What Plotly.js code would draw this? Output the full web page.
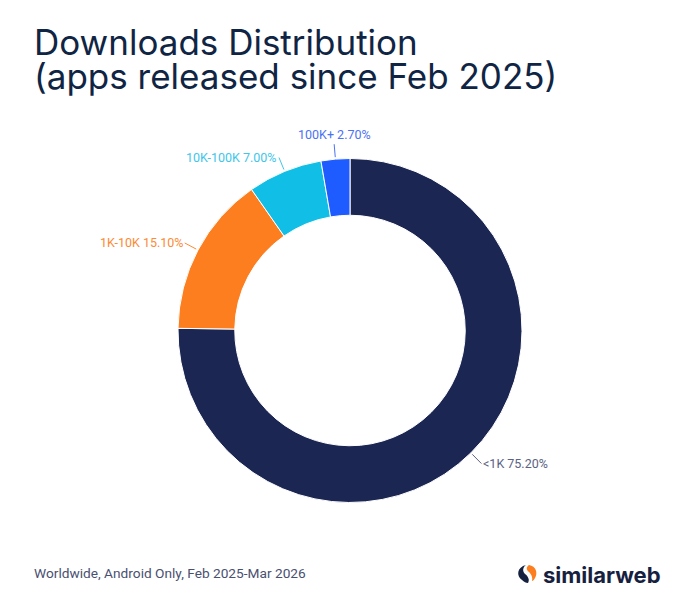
<!DOCTYPE html>
<html>
<head>
<meta charset="utf-8">
<script src="https://cdn.plot.ly/plotly-3.0.1.min.js"></script>
<style>html,body{margin:0;padding:0;background:#fff;}#chart{width:700px;height:610px;}</style>
</head>
<body>
<div id="chart"></div>
<script>
const categories = ['<1K', '1K-10K', '10K-100K', '100K+'];
const shares = [75.2, 15.1, 7.0, 2.7];
const sliceColors = ['#1b2652', '#fd7e1e', '#10bee6', '#1f5cff'];
const labelColors = ['#5b6282', '#fd8a35', '#3fc6ea', '#4b72f5'];
const titleLines = ['Downloads Distribution', '(apps released since Feb 2025)'];
const footnote = 'Worldwide, Android Only, Feb 2025-Mar 2026';

const W = 700, H = 610;
const cx = 350, cy = 330.5, R = 172;

const px = x => x / W;
const py = y => 1 - y / H;

const total = shares.reduce((a, b) => a + b, 0);
const annotations = [];
let cum = 0;
shares.forEach((v, i) => {
  const mid = (cum + v / 2) / total * 2 * Math.PI;
  cum += v;
  const s = Math.sin(mid), c = Math.cos(mid);
  const tipX = cx + (R + 2) * s, tipY = cy - (R + 2) * c;
  const tailX = cx + (R + 15) * s, tailY = cy - (R + 15) * c;
  const top = Math.abs(s) < 0.2;
  annotations.push({
    x: px(tipX), y: py(tipY), xref: 'paper', yref: 'paper',
    ax: tailX - tipX, ay: tailY - tipY,
    text: categories[i] + ' ' + v.toFixed(2) + '%',
    showarrow: true, arrowhead: 0, arrowwidth: 1, arrowcolor: labelColors[i],
    xanchor: top ? 'center' : (s < 0 ? 'right' : 'left'),
    yanchor: top ? 'bottom' : 'middle',
    standoff: 0, startstandoff: 0,
    font: {family: 'Roboto, sans-serif', size: 12.5, color: labelColors[i]}
  });
});

annotations.push({
  x: px(32), y: py(65), xref: 'paper', yref: 'paper', xanchor: 'left', yanchor: 'bottom',
  text: titleLines[0], showarrow: false,
  font: {family: 'Inter, sans-serif', size: 35, color: '#102544'}
});
annotations.push({
  x: px(32), y: py(99), xref: 'paper', yref: 'paper', xanchor: 'left', yanchor: 'bottom',
  text: titleLines[1], showarrow: false,
  font: {family: 'Inter, sans-serif', size: 35, color: '#102544'}
});
annotations.push({
  x: px(32), y: py(573), xref: 'paper', yref: 'paper', xanchor: 'left', yanchor: 'middle',
  text: footnote, showarrow: false,
  font: {family: 'Roboto, sans-serif', size: 13.7, color: '#4a5070'}
});
annotations.push({
  x: px(541), y: py(575), xref: 'paper', yref: 'paper', xanchor: 'left', yanchor: 'middle',
  text: '<b>similarweb</b>', showarrow: false,
  font: {family: 'Inter, sans-serif', size: 22, color: '#16213f'}
});

const shapes = [
  {type: 'path', xref: 'paper', yref: 'paper',
   path: `M ${px(526)} ${py(565)} C ${px(517)} ${py(567)} ${px(516)} ${py(576)} ${px(522)} ${py(580)} C ${px(524)} ${py(582)} ${px(526)} ${py(583)} ${px(528)} ${py(583)} C ${px(530)} ${py(580)} ${px(528)} ${py(576)} ${px(525)} ${py(574)} C ${px(522)} ${py(571)} ${px(523)} ${py(567)} ${px(526)} ${py(565)} Z`,
   fillcolor: '#16213f', line: {width: 0}},
  {type: 'path', xref: 'paper', yref: 'paper',
   path: `M ${px(529)} ${py(565)} C ${px(536)} ${py(566)} ${px(538)} ${py(573)} ${px(535)} ${py(578)} C ${px(534)} ${py(580)} ${px(533)} ${py(581)} ${px(532)} ${py(581)} C ${px(533)} ${py(577)} ${px(531)} ${py(574)} ${px(529)} ${py(572)} C ${px(526)} ${py(570)} ${px(526)} ${py(567)} ${px(529)} ${py(565)} Z`,
   fillcolor: '#fd7e1e', line: {width: 0}}
];

const data = [{
  type: 'pie',
  labels: categories,
  values: shares,
  hole: 0.67,
  sort: false,
  direction: 'clockwise',
  rotation: 0,
  textinfo: 'none',
  hoverinfo: 'label+percent',
  marker: {colors: sliceColors, line: {color: '#ffffff', width: 1}},
  domain: {x: [px(cx - R), px(cx + R)], y: [py(cy + R), py(cy - R)]},
  showlegend: false
}];

const layout = {
  width: W, height: H,
  margin: {l: 0, r: 0, t: 0, b: 0},
  paper_bgcolor: '#ffffff',
  showlegend: false,
  annotations: annotations,
  shapes: shapes
};

Plotly.newPlot('chart', data, layout, {displayModeBar: false, staticPlot: true});
</script>
</body>
</html>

[PROBLEM DETAILS]: Return all of the data exactly as written, and drop the pictures.

[EXPECTED ANSWER]:
What Plotly.js code would draw this? Output the full web page.
<!DOCTYPE html>
<html>
<head>
<meta charset="utf-8">
<script src="https://cdn.plot.ly/plotly-3.0.1.min.js"></script>
<style>html,body{margin:0;padding:0;background:#fff;}#chart{width:700px;height:610px;}</style>
</head>
<body>
<div id="chart"></div>
<script>
const categories = ['<1K', '1K-10K', '10K-100K', '100K+'];
const shares = [75.2, 15.1, 7.0, 2.7];
const sliceColors = ['#1b2652', '#fd7e1e', '#10bee6', '#1f5cff'];
const labelColors = ['#5b6282', '#fd8a35', '#3fc6ea', '#4b72f5'];
const titleLines = ['Downloads Distribution', '(apps released since Feb 2025)'];
const footnote = 'Worldwide, Android Only, Feb 2025-Mar 2026';

const W = 700, H = 610;
const cx = 350, cy = 330.5, R = 172;

const px = x => x / W;
const py = y => 1 - y / H;

const total = shares.reduce((a, b) => a + b, 0);
const annotations = [];
let cum = 0;
shares.forEach((v, i) => {
  const mid = (cum + v / 2) / total * 2 * Math.PI;
  cum += v;
  const s = Math.sin(mid), c = Math.cos(mid);
  const tipX = cx + (R + 2) * s, tipY = cy - (R + 2) * c;
  const tailX = cx + (R + 15) * s, tailY = cy - (R + 15) * c;
  const top = Math.abs(s) < 0.2;
  annotations.push({
    x: px(tipX), y: py(tipY), xref: 'paper', yref: 'paper',
    ax: tailX - tipX, ay: tailY - tipY,
    text: categories[i] + ' ' + v.toFixed(2) + '%',
    showarrow: true, arrowhead: 0, arrowwidth: 1, arrowcolor: labelColors[i],
    xanchor: top ? 'center' : (s < 0 ? 'right' : 'left'),
    yanchor: top ? 'bottom' : 'middle',
    standoff: 0, startstandoff: 0,
    font: {family: 'Roboto, sans-serif', size: 12.5, color: labelColors[i]}
  });
});

annotations.push({
  x: px(32), y: py(65), xref: 'paper', yref: 'paper', xanchor: 'left', yanchor: 'bottom',
  text: titleLines[0], showarrow: false,
  font: {family: 'Inter, sans-serif', size: 35, color: '#102544'}
});
annotations.push({
  x: px(32), y: py(99), xref: 'paper', yref: 'paper', xanchor: 'left', yanchor: 'bottom',
  text: titleLines[1], showarrow: false,
  font: {family: 'Inter, sans-serif', size: 35, color: '#102544'}
});
annotations.push({
  x: px(32), y: py(573), xref: 'paper', yref: 'paper', xanchor: 'left', yanchor: 'middle',
  text: footnote, showarrow: false,
  font: {family: 'Roboto, sans-serif', size: 13.7, color: '#4a5070'}
});
annotations.push({
  x: px(541), y: py(575), xref: 'paper', yref: 'paper', xanchor: 'left', yanchor: 'middle',
  text: '<b>similarweb</b>', showarrow: false,
  font: {family: 'Inter, sans-serif', size: 22, color: '#16213f'}
});

const shapes = [
  {type: 'path', xref: 'paper', yref: 'paper',
   path: `M ${px(526)} ${py(565)} C ${px(517)} ${py(567)} ${px(516)} ${py(576)} ${px(522)} ${py(580)} C ${px(524)} ${py(582)} ${px(526)} ${py(583)} ${px(528)} ${py(583)} C ${px(530)} ${py(580)} ${px(528)} ${py(576)} ${px(525)} ${py(574)} C ${px(522)} ${py(571)} ${px(523)} ${py(567)} ${px(526)} ${py(565)} Z`,
   fillcolor: '#16213f', line: {width: 0}},
  {type: 'path', xref: 'paper', yref: 'paper',
   path: `M ${px(529)} ${py(565)} C ${px(536)} ${py(566)} ${px(538)} ${py(573)} ${px(535)} ${py(578)} C ${px(534)} ${py(580)} ${px(533)} ${py(581)} ${px(532)} ${py(581)} C ${px(533)} ${py(577)} ${px(531)} ${py(574)} ${px(529)} ${py(572)} C ${px(526)} ${py(570)} ${px(526)} ${py(567)} ${px(529)} ${py(565)} Z`,
   fillcolor: '#fd7e1e', line: {width: 0}}
];

const data = [{
  type: 'pie',
  labels: categories,
  values: shares,
  hole: 0.67,
  sort: false,
  direction: 'clockwise',
  rotation: 0,
  textinfo: 'none',
  hoverinfo: 'label+percent',
  marker: {colors: sliceColors, line: {color: '#ffffff', width: 1}},
  domain: {x: [px(cx - R), px(cx + R)], y: [py(cy + R), py(cy - R)]},
  showlegend: false
}];

const layout = {
  width: W, height: H,
  margin: {l: 0, r: 0, t: 0, b: 0},
  paper_bgcolor: '#ffffff',
  showlegend: false,
  annotations: annotations,
  shapes: shapes
};

Plotly.newPlot('chart', data, layout, {displayModeBar: false, staticPlot: true});
</script>
</body>
</html>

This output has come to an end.